Yesterday I heard about the passing of Chester Bennington of Linkin Park. I have never been fan. I never really kept up on their career. However, I would feel remiss not doing a Linkin Park video today, so I picked the one video that did have a part in my life up to this point.
When this came out in 2001, I was 17 going on 18. Since I am part of whatever you want to call the transgenerational gap between Gen X and Millennials, my music as a kid was stuff like Nirvana or The Offspring. In other words, the Gen X bands of the early 90s. Despite the fact that I was in elementary and middle school during that time, watching Singles (1992) earlier this year when Chris Cornell also left us (his birthday was yesterday) was like looking through a time portal to an era I distinctly remember.
Britney Spears, Limp Bizkit, Backstreet Boys, and Blink-182 were the kind of musicians that popped up and flooded MTV and VH1 during the late 90s. Of course back then, you didn’t have a choice as to what videos you were going to see when you turned on the television. It’s not like it is today where if I want to watch Fat Lip by Sum 41, then I can, and then watch any other music videos I want for months or years before returning to watch that video. No such luck back then. If those weren’t the people you wanted to see, then too bad. As a result, I looked to the lists of greatest musicians that VH1 was putting out, and music documentaries in order to begin to fill in the music that came before my time–something I’m still doing to this day. That was me in high school. I was listening to The Velvet Underground while riding out musicians like the ones I already mentioned.
In 2001 I was in my last semester of high school. I’d been on permanent independent study for at least two-and-a-half years at that point. I watched a lot of TV, which didn’t help those musicians because it meant that I was probably seeing their video 2-3 times a day, everyday. That’s not a good thing. Aside from shows like TRL or the handful of videos VH1 played, there seemed to be no other outlet unless you were willing to be up early in the morning when MTV still played videos. Then I discovered that I had MTV2. They played all kinds of stuff. It was wonderful. This is where I remember Linkin Park first showing up on my radar. They showed up with this arguably embarrassing video. They looked and sounded like I would expect Backstreet Boys to be if they tried to combine rap with metal. They did nothing for me.

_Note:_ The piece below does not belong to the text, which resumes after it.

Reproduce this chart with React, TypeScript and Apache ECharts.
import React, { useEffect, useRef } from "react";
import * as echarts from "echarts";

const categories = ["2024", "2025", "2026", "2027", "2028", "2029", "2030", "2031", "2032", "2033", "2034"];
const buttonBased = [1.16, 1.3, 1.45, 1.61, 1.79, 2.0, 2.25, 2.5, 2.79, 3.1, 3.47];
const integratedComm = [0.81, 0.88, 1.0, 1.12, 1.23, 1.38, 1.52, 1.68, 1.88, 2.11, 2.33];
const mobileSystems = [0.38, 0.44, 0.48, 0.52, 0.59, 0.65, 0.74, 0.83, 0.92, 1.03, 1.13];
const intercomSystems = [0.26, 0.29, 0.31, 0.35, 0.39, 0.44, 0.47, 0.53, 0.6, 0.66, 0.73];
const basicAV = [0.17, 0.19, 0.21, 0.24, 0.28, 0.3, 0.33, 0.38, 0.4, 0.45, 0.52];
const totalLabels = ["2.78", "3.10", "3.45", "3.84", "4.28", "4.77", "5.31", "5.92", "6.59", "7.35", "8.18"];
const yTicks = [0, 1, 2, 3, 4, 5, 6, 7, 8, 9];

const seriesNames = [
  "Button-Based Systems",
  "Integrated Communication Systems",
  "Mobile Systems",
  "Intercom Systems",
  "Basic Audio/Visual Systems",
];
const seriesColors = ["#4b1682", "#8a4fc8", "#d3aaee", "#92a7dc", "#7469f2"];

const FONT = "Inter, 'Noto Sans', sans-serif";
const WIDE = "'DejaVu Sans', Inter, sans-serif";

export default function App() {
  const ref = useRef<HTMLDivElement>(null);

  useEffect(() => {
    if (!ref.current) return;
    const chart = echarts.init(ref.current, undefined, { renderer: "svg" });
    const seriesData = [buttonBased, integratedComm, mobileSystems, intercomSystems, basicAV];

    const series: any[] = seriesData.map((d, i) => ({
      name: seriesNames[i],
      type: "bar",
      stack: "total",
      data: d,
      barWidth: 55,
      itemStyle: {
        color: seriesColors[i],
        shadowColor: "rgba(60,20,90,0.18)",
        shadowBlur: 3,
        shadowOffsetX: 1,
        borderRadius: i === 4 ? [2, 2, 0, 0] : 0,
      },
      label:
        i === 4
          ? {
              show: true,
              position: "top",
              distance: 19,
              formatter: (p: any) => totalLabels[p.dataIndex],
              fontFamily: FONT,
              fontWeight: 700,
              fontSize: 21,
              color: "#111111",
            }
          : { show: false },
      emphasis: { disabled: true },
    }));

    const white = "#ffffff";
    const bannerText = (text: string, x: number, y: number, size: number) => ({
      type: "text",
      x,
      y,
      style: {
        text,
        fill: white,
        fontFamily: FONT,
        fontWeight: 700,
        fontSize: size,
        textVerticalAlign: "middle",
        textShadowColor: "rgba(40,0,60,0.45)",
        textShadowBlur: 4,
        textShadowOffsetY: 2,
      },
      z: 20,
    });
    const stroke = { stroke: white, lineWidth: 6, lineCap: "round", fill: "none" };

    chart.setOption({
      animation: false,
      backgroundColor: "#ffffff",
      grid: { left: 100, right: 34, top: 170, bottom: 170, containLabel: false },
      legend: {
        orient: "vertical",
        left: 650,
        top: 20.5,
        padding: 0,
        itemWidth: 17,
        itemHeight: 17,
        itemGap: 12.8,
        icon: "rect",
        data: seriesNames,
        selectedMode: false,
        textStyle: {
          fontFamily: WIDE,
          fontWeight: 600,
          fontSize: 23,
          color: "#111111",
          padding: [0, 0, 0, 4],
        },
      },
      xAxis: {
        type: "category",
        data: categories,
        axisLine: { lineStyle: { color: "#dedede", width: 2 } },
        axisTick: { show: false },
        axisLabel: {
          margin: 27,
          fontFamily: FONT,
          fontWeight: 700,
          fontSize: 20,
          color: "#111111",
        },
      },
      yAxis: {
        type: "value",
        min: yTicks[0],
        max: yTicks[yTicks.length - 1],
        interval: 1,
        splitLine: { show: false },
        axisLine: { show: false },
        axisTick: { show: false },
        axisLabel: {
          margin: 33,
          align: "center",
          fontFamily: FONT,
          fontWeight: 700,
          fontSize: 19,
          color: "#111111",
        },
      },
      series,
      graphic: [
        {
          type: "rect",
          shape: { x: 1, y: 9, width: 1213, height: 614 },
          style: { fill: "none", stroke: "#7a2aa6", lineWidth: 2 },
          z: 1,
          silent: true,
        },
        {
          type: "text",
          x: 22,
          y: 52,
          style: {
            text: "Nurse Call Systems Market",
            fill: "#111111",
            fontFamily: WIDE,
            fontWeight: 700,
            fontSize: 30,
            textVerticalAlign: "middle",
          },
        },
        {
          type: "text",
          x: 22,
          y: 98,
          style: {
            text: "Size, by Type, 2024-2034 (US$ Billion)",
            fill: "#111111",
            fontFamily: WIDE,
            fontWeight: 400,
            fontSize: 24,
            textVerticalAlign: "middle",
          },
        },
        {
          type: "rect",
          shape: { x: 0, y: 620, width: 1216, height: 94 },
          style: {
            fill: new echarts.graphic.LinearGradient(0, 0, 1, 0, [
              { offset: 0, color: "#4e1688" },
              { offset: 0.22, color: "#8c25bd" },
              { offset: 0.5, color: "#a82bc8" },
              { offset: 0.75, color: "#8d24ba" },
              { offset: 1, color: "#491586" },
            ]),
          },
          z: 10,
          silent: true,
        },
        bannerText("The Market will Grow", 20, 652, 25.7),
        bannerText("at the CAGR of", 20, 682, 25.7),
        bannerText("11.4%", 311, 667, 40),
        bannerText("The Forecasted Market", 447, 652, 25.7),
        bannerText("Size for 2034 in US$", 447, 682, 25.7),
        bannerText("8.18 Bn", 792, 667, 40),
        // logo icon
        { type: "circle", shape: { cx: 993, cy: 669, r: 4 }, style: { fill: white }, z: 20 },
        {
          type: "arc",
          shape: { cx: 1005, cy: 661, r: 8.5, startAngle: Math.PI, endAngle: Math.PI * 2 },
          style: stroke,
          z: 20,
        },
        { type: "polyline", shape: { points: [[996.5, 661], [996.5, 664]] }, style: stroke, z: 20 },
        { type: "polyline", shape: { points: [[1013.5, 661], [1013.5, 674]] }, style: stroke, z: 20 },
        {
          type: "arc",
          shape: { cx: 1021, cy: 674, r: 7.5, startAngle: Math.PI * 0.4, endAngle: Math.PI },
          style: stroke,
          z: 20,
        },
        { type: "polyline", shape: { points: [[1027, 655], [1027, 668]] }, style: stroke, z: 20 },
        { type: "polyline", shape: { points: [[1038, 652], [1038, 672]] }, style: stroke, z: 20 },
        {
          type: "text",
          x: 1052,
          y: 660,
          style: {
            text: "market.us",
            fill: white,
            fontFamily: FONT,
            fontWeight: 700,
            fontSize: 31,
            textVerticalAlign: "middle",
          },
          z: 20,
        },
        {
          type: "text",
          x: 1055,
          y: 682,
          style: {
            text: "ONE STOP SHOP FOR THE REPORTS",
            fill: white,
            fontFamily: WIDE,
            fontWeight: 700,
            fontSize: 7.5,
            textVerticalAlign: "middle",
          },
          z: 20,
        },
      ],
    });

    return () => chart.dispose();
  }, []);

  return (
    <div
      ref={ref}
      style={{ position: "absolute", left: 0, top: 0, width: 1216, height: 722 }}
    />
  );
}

After I moved onto college and this video stopped being shown, the band basically disappeared from my life. It wasn’t until I transferred to Cal in 2007 that they showed up again. I don’t remember if my first roommate liked their music or not, but they came up. I was rooming with a freshman, so they were probably 10-11 when this came out. This was not the Linkin Park my roommate knew.
In the years that followed, I would hear them on the radio, and it wasn’t this Linkin Park. At the time of writing this, a new Linkin Park video was released for the song Talking To Myself. That is not the band in this video at all. They came a long way from my unfortunate introduction to them in presentation, style, and the place I was in at the time of its release. It’s doubtful that I’ll ever develop the kind of deep connection that many people have to the band. They slipped through the cracks in my life leaving only the memories of them that I have stated above.
Would I have written about this video at some point even if this tragedy hadn’t happened? Yes, I would have. While on the fringes, this video has stuck with me all these years. It would’ve essentially been the same thing I already wrote above about how much they changed while I wasn’t looking. It just wouldn’t have had to be in a somber tone, I would have had some fun with how ridiculous the video looks, made a comparison with It’s My Life by Bon Jovi, and it would have been wonderful to not have to include the following:
Rest in peace, Chester Bennington.
Now I need to talk a little bit about the crew because this may have one of the most unique directors I have come across while doing these posts. Gregory Dark got his start making adult films. I’ve only seen one of his movies–New Wave Hookers (1985). It is infamous for having Traci Lords in it. Well, had her in it, since the version that is available has her edited out, which is the version I saw–thankfully. The movie is bonkers, colorful, funny, has a humorous setup, and is so 80s it hurts–much like this video is so 2001 it hurts. That film seems to have kickstarted his career.
Looking at Dark’s filmography, it appears that about a decade later he moved into music videos. I can find credits for about 70 of them. I know that Michael Bay made an adult film while also doing music videos. But I’m pretty sure this is the first video I’ve spotlighted that was made by someone who had made a career out of making them.
The video was edited by prolific editor Jeff Selis. He’s done over 100 videos. Even with only 372 of these posts, this is already the third video he edited that I have put up here.
The concept for the video came from Linkin Park member Joe Hahn–according to IMVDb. According to Wikipedia, the video was originally supposed to be like the one released yesterday. He would go on to direct a bunch of their videos.
Toni Jo Peruzzi did the make-up for the video. For her, I can only find a handful of credits.